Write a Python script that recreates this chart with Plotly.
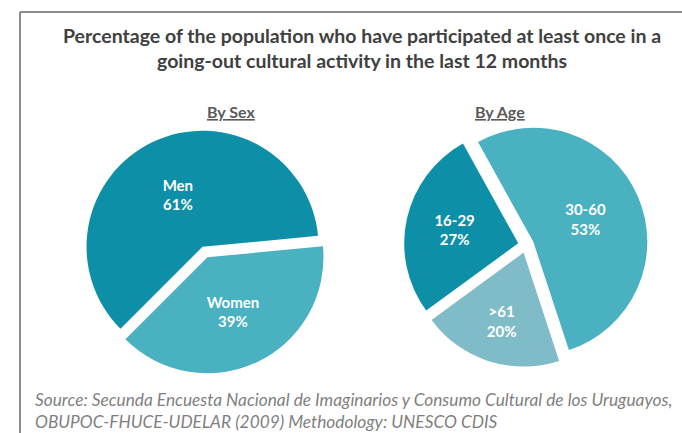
import plotly.graph_objects as go

# Survey shares (percent)
sex_labels = ["Men", "Women"]
sex_values = [61, 39]
age_labels = ["30-60", ">61", "16-29"]
age_values = [53, 20, 27]

W, H = 682, 433

sex_colors = ["#0E8FA8", "#4AB1C1"]
age_colors = ["#4AB1C1", "#80BCC8", "#0E8FA8"]


def box_domain(cx, cy, half):
    """Square pie box centred on (cx, cy) in pixels, as paper fractions."""
    return dict(
        x=[(cx - half) / W, (cx + half) / W],
        y=[1 - (cy + half) / H, 1 - (cy - half) / H],
    )


label_font = dict(family="Lato", size=15, color="white", weight="bold")

fig = go.Figure()

fig.add_trace(go.Pie(
    labels=sex_labels,
    values=sex_values,
    sort=False,
    direction="clockwise",
    rotation=225,
    pull=[0.05, 0.05],
    marker=dict(colors=sex_colors, line=dict(width=0)),
    texttemplate="%{label}<br>%{value}%",
    textposition="inside",
    insidetextorientation="horizontal",
    insidetextfont=label_font,
    hoverinfo="label+value",
    showlegend=False,
    domain=box_domain(205, 252, 116 * 1.05),
))

fig.add_trace(go.Pie(
    labels=age_labels,
    values=age_values,
    sort=False,
    direction="clockwise",
    rotation=-29,
    pull=[0.07, 0.07, 0.07],
    marker=dict(colors=age_colors, line=dict(width=0)),
    texttemplate="%{label}<br>%{value}%",
    textposition="inside",
    insidetextorientation="horizontal",
    insidetextfont=label_font,
    hoverinfo="label+value",
    showlegend=False,
    domain=box_domain(526, 245, 114 * 1.07),
))

# Frame along the top and left edges
frame = dict(type="line", xref="paper", yref="paper",
             line=dict(color="#8C8C8C", width=2))
fig.add_shape(**frame, x0=20 / W, y0=1 - 12 / H, x1=1, y1=1 - 12 / H)
fig.add_shape(**frame, x0=20 / W, y0=1 - 12 / H, x1=20 / W, y1=0)

title_font = dict(family="Lato", size=19.5, color="#404040", weight="bold")
fig.add_annotation(
    text="Percentage of the population who have participated at least once in a"
         "<br>going-out cultural activity in the last 12 months",
    x=362 / W, y=1 - 48 / H, xref="paper", yref="paper",
    xanchor="center", yanchor="middle", showarrow=False,
    font=title_font,
)

sub_font = dict(family="Lato", size=16, color="#595959", weight="bold")
fig.add_annotation(text="<u>By Sex</u>", x=205 / W, y=1 - 111 / H,
                   xref="paper", yref="paper", yanchor="middle",
                   showarrow=False, font=sub_font)
fig.add_annotation(text="<u>By Age</u>", x=527 / W, y=1 - 111 / H,
                   xref="paper", yref="paper", yanchor="middle",
                   showarrow=False, font=sub_font)

fig.add_annotation(
    text="<i>Source: Secunda Encuesta Nacional de Imaginarios y Consumo Cultural de los Uruguayos,"
         "<br>OBUPOC-FHUCE-UDELAR (2009) Methodology: UNESCO CDIS</i>",
    x=33 / W, y=1 - 410 / H, xref="paper", yref="paper",
    xanchor="left", yanchor="middle", align="left", showarrow=False,
    font=dict(family="Lato", size=17.3, color="#7F7F7F"),
)

fig.update_layout(
    width=W, height=H,
    margin=dict(l=0, r=0, t=0, b=0),
    paper_bgcolor="white",
    plot_bgcolor="white",
)

fig.write_html("out.html")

__EXERCISE__: Reproduce the material above in full and without alteration, but skip all pictures.

__TASK SOLUTION__:
Write a Python script that recreates this chart with Plotly.
import plotly.graph_objects as go

# Survey shares (percent)
sex_labels = ["Men", "Women"]
sex_values = [61, 39]
age_labels = ["30-60", ">61", "16-29"]
age_values = [53, 20, 27]

W, H = 682, 433

sex_colors = ["#0E8FA8", "#4AB1C1"]
age_colors = ["#4AB1C1", "#80BCC8", "#0E8FA8"]


def box_domain(cx, cy, half):
    """Square pie box centred on (cx, cy) in pixels, as paper fractions."""
    return dict(
        x=[(cx - half) / W, (cx + half) / W],
        y=[1 - (cy + half) / H, 1 - (cy - half) / H],
    )


label_font = dict(family="Lato", size=15, color="white", weight="bold")

fig = go.Figure()

fig.add_trace(go.Pie(
    labels=sex_labels,
    values=sex_values,
    sort=False,
    direction="clockwise",
    rotation=225,
    pull=[0.05, 0.05],
    marker=dict(colors=sex_colors, line=dict(width=0)),
    texttemplate="%{label}<br>%{value}%",
    textposition="inside",
    insidetextorientation="horizontal",
    insidetextfont=label_font,
    hoverinfo="label+value",
    showlegend=False,
    domain=box_domain(205, 252, 116 * 1.05),
))

fig.add_trace(go.Pie(
    labels=age_labels,
    values=age_values,
    sort=False,
    direction="clockwise",
    rotation=-29,
    pull=[0.07, 0.07, 0.07],
    marker=dict(colors=age_colors, line=dict(width=0)),
    texttemplate="%{label}<br>%{value}%",
    textposition="inside",
    insidetextorientation="horizontal",
    insidetextfont=label_font,
    hoverinfo="label+value",
    showlegend=False,
    domain=box_domain(526, 245, 114 * 1.07),
))

# Frame along the top and left edges
frame = dict(type="line", xref="paper", yref="paper",
             line=dict(color="#8C8C8C", width=2))
fig.add_shape(**frame, x0=20 / W, y0=1 - 12 / H, x1=1, y1=1 - 12 / H)
fig.add_shape(**frame, x0=20 / W, y0=1 - 12 / H, x1=20 / W, y1=0)

title_font = dict(family="Lato", size=19.5, color="#404040", weight="bold")
fig.add_annotation(
    text="Percentage of the population who have participated at least once in a"
         "<br>going-out cultural activity in the last 12 months",
    x=362 / W, y=1 - 48 / H, xref="paper", yref="paper",
    xanchor="center", yanchor="middle", showarrow=False,
    font=title_font,
)

sub_font = dict(family="Lato", size=16, color="#595959", weight="bold")
fig.add_annotation(text="<u>By Sex</u>", x=205 / W, y=1 - 111 / H,
                   xref="paper", yref="paper", yanchor="middle",
                   showarrow=False, font=sub_font)
fig.add_annotation(text="<u>By Age</u>", x=527 / W, y=1 - 111 / H,
                   xref="paper", yref="paper", yanchor="middle",
                   showarrow=False, font=sub_font)

fig.add_annotation(
    text="<i>Source: Secunda Encuesta Nacional de Imaginarios y Consumo Cultural de los Uruguayos,"
         "<br>OBUPOC-FHUCE-UDELAR (2009) Methodology: UNESCO CDIS</i>",
    x=33 / W, y=1 - 410 / H, xref="paper", yref="paper",
    xanchor="left", yanchor="middle", align="left", showarrow=False,
    font=dict(family="Lato", size=17.3, color="#7F7F7F"),
)

fig.update_layout(
    width=W, height=H,
    margin=dict(l=0, r=0, t=0, b=0),
    paper_bgcolor="white",
    plot_bgcolor="white",
)

fig.write_html("out.html")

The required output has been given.